Quote all lines below exactly. Images stay out.

Source code of charts:
════════════════════
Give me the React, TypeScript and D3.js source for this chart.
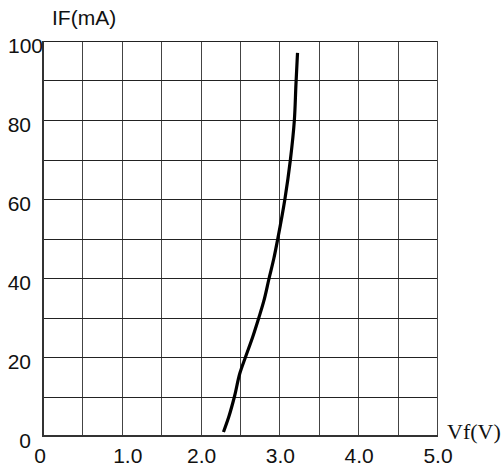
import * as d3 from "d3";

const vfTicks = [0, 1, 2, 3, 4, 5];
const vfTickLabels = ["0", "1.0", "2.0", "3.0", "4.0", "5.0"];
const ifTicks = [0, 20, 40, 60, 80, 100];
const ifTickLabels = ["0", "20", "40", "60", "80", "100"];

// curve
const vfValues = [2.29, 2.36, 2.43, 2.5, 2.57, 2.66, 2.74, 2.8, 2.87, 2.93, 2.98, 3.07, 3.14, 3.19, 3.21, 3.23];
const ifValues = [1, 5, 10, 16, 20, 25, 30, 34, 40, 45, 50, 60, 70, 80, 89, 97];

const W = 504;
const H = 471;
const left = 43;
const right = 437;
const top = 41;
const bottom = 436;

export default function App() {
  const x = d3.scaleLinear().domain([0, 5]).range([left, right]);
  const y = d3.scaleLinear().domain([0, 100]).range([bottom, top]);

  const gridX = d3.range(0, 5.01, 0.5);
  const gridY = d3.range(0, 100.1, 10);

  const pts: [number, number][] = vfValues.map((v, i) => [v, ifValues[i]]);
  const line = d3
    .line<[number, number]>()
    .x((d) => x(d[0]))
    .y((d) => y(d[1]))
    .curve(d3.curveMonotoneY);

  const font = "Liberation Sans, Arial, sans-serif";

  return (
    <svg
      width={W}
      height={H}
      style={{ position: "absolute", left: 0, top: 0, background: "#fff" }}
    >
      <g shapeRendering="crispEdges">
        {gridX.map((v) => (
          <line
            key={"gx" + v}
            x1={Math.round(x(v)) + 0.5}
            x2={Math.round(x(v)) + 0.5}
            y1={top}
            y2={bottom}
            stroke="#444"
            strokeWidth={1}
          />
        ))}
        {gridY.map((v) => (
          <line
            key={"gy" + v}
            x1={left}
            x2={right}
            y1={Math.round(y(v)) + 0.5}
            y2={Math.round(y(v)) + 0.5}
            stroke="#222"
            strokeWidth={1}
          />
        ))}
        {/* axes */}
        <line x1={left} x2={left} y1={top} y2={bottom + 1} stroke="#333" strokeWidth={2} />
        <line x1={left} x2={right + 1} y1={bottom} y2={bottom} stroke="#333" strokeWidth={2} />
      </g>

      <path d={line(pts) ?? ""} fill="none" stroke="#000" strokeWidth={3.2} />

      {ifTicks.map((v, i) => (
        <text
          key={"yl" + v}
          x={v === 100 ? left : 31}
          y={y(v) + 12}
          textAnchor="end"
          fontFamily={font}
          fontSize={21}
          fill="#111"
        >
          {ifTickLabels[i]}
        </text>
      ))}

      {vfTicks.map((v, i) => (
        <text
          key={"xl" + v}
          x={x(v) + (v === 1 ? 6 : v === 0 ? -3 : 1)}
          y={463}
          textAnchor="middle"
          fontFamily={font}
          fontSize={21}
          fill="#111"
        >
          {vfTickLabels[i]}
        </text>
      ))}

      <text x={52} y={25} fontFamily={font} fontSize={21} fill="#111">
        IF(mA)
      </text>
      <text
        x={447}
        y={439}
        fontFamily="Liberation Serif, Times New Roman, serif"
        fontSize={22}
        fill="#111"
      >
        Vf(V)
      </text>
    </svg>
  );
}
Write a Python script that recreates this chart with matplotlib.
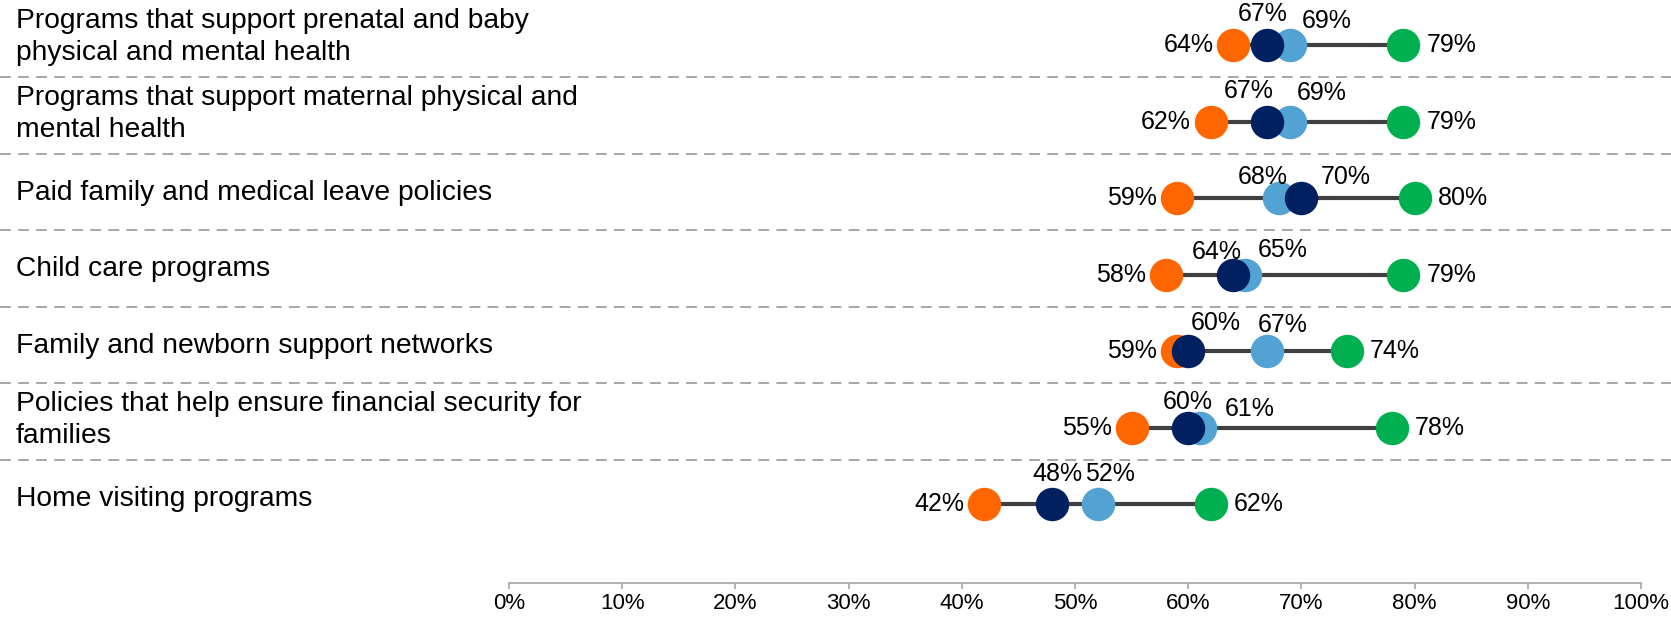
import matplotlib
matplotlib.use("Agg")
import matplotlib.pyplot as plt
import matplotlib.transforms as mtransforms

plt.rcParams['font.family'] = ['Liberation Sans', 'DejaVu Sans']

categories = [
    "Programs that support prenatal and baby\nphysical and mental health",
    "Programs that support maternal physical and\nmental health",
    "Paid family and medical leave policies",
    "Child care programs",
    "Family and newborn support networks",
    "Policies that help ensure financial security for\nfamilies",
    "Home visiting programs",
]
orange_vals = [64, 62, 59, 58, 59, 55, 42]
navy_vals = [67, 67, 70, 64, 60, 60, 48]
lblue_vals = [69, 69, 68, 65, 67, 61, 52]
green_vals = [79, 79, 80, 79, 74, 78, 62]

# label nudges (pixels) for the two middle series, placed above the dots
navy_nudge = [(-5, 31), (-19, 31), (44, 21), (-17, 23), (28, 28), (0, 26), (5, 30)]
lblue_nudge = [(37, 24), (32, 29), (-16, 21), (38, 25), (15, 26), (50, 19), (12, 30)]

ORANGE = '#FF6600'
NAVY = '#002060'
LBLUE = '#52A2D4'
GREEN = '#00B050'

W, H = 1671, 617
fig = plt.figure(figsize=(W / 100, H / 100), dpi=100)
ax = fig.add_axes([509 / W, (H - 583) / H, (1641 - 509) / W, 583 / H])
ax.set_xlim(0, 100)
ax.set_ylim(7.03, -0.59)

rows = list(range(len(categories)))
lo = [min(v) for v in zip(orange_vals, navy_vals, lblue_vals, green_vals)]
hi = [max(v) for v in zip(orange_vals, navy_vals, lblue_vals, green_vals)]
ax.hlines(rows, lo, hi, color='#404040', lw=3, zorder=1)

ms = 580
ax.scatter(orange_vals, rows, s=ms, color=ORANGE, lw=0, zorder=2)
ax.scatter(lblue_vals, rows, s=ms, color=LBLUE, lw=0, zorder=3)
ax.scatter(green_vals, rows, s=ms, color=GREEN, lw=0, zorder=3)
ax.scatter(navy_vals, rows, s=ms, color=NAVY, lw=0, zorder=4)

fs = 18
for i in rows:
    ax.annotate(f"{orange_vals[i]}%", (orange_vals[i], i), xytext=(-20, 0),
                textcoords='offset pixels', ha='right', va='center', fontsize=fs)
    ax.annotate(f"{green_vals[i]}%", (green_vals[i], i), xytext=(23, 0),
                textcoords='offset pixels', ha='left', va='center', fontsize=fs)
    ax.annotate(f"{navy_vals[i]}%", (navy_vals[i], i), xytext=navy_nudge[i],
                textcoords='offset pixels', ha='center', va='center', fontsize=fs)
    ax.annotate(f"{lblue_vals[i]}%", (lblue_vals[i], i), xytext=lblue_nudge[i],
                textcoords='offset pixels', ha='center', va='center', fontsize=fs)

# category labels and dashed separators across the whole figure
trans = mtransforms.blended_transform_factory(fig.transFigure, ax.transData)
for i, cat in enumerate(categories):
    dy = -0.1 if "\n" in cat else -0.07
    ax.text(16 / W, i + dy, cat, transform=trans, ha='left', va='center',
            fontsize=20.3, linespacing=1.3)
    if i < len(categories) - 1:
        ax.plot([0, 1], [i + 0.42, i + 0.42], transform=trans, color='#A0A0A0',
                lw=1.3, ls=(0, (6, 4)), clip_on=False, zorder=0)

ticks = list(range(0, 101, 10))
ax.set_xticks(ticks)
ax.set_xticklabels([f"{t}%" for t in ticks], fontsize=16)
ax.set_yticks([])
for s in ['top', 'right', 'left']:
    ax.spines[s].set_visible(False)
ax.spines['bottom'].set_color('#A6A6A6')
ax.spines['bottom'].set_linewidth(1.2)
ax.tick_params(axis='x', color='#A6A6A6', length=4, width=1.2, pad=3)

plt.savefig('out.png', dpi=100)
════════════════════
* Written reply *
Give me the React, TypeScript and D3.js source for this chart.
import * as d3 from "d3";

const vfTicks = [0, 1, 2, 3, 4, 5];
const vfTickLabels = ["0", "1.0", "2.0", "3.0", "4.0", "5.0"];
const ifTicks = [0, 20, 40, 60, 80, 100];
const ifTickLabels = ["0", "20", "40", "60", "80", "100"];

// curve
const vfValues = [2.29, 2.36, 2.43, 2.5, 2.57, 2.66, 2.74, 2.8, 2.87, 2.93, 2.98, 3.07, 3.14, 3.19, 3.21, 3.23];
const ifValues = [1, 5, 10, 16, 20, 25, 30, 34, 40, 45, 50, 60, 70, 80, 89, 97];

const W = 504;
const H = 471;
const left = 43;
const right = 437;
const top = 41;
const bottom = 436;

export default function App() {
  const x = d3.scaleLinear().domain([0, 5]).range([left, right]);
  const y = d3.scaleLinear().domain([0, 100]).range([bottom, top]);

  const gridX = d3.range(0, 5.01, 0.5);
  const gridY = d3.range(0, 100.1, 10);

  const pts: [number, number][] = vfValues.map((v, i) => [v, ifValues[i]]);
  const line = d3
    .line<[number, number]>()
    .x((d) => x(d[0]))
    .y((d) => y(d[1]))
    .curve(d3.curveMonotoneY);

  const font = "Liberation Sans, Arial, sans-serif";

  return (
    <svg
      width={W}
      height={H}
      style={{ position: "absolute", left: 0, top: 0, background: "#fff" }}
    >
      <g shapeRendering="crispEdges">
        {gridX.map((v) => (
          <line
            key={"gx" + v}
            x1={Math.round(x(v)) + 0.5}
            x2={Math.round(x(v)) + 0.5}
            y1={top}
            y2={bottom}
            stroke="#444"
            strokeWidth={1}
          />
        ))}
        {gridY.map((v) => (
          <line
            key={"gy" + v}
            x1={left}
            x2={right}
            y1={Math.round(y(v)) + 0.5}
            y2={Math.round(y(v)) + 0.5}
            stroke="#222"
            strokeWidth={1}
          />
        ))}
        {/* axes */}
        <line x1={left} x2={left} y1={top} y2={bottom + 1} stroke="#333" strokeWidth={2} />
        <line x1={left} x2={right + 1} y1={bottom} y2={bottom} stroke="#333" strokeWidth={2} />
      </g>

      <path d={line(pts) ?? ""} fill="none" stroke="#000" strokeWidth={3.2} />

      {ifTicks.map((v, i) => (
        <text
          key={"yl" + v}
          x={v === 100 ? left : 31}
          y={y(v) + 12}
          textAnchor="end"
          fontFamily={font}
          fontSize={21}
          fill="#111"
        >
          {ifTickLabels[i]}
        </text>
      ))}

      {vfTicks.map((v, i) => (
        <text
          key={"xl" + v}
          x={x(v) + (v === 1 ? 6 : v === 0 ? -3 : 1)}
          y={463}
          textAnchor="middle"
          fontFamily={font}
          fontSize={21}
          fill="#111"
        >
          {vfTickLabels[i]}
        </text>
      ))}

      <text x={52} y={25} fontFamily={font} fontSize={21} fill="#111">
        IF(mA)
      </text>
      <text
        x={447}
        y={439}
        fontFamily="Liberation Serif, Times New Roman, serif"
        fontSize={22}
        fill="#111"
      >
        Vf(V)
      </text>
    </svg>
  );
}
Write a Python script that recreates this chart with matplotlib.
import matplotlib
matplotlib.use("Agg")
import matplotlib.pyplot as plt
import matplotlib.transforms as mtransforms

plt.rcParams['font.family'] = ['Liberation Sans', 'DejaVu Sans']

categories = [
    "Programs that support prenatal and baby\nphysical and mental health",
    "Programs that support maternal physical and\nmental health",
    "Paid family and medical leave policies",
    "Child care programs",
    "Family and newborn support networks",
    "Policies that help ensure financial security for\nfamilies",
    "Home visiting programs",
]
orange_vals = [64, 62, 59, 58, 59, 55, 42]
navy_vals = [67, 67, 70, 64, 60, 60, 48]
lblue_vals = [69, 69, 68, 65, 67, 61, 52]
green_vals = [79, 79, 80, 79, 74, 78, 62]

# label nudges (pixels) for the two middle series, placed above the dots
navy_nudge = [(-5, 31), (-19, 31), (44, 21), (-17, 23), (28, 28), (0, 26), (5, 30)]
lblue_nudge = [(37, 24), (32, 29), (-16, 21), (38, 25), (15, 26), (50, 19), (12, 30)]

ORANGE = '#FF6600'
NAVY = '#002060'
LBLUE = '#52A2D4'
GREEN = '#00B050'

W, H = 1671, 617
fig = plt.figure(figsize=(W / 100, H / 100), dpi=100)
ax = fig.add_axes([509 / W, (H - 583) / H, (1641 - 509) / W, 583 / H])
ax.set_xlim(0, 100)
ax.set_ylim(7.03, -0.59)

rows = list(range(len(categories)))
lo = [min(v) for v in zip(orange_vals, navy_vals, lblue_vals, green_vals)]
hi = [max(v) for v in zip(orange_vals, navy_vals, lblue_vals, green_vals)]
ax.hlines(rows, lo, hi, color='#404040', lw=3, zorder=1)

ms = 580
ax.scatter(orange_vals, rows, s=ms, color=ORANGE, lw=0, zorder=2)
ax.scatter(lblue_vals, rows, s=ms, color=LBLUE, lw=0, zorder=3)
ax.scatter(green_vals, rows, s=ms, color=GREEN, lw=0, zorder=3)
ax.scatter(navy_vals, rows, s=ms, color=NAVY, lw=0, zorder=4)

fs = 18
for i in rows:
    ax.annotate(f"{orange_vals[i]}%", (orange_vals[i], i), xytext=(-20, 0),
                textcoords='offset pixels', ha='right', va='center', fontsize=fs)
    ax.annotate(f"{green_vals[i]}%", (green_vals[i], i), xytext=(23, 0),
                textcoords='offset pixels', ha='left', va='center', fontsize=fs)
    ax.annotate(f"{navy_vals[i]}%", (navy_vals[i], i), xytext=navy_nudge[i],
                textcoords='offset pixels', ha='center', va='center', fontsize=fs)
    ax.annotate(f"{lblue_vals[i]}%", (lblue_vals[i], i), xytext=lblue_nudge[i],
                textcoords='offset pixels', ha='center', va='center', fontsize=fs)

# category labels and dashed separators across the whole figure
trans = mtransforms.blended_transform_factory(fig.transFigure, ax.transData)
for i, cat in enumerate(categories):
    dy = -0.1 if "\n" in cat else -0.07
    ax.text(16 / W, i + dy, cat, transform=trans, ha='left', va='center',
            fontsize=20.3, linespacing=1.3)
    if i < len(categories) - 1:
        ax.plot([0, 1], [i + 0.42, i + 0.42], transform=trans, color='#A0A0A0',
                lw=1.3, ls=(0, (6, 4)), clip_on=False, zorder=0)

ticks = list(range(0, 101, 10))
ax.set_xticks(ticks)
ax.set_xticklabels([f"{t}%" for t in ticks], fontsize=16)
ax.set_yticks([])
for s in ['top', 'right', 'left']:
    ax.spines[s].set_visible(False)
ax.spines['bottom'].set_color('#A6A6A6')
ax.spines['bottom'].set_linewidth(1.2)
ax.tick_params(axis='x', color='#A6A6A6', length=4, width=1.2, pad=3)

plt.savefig('out.png', dpi=100)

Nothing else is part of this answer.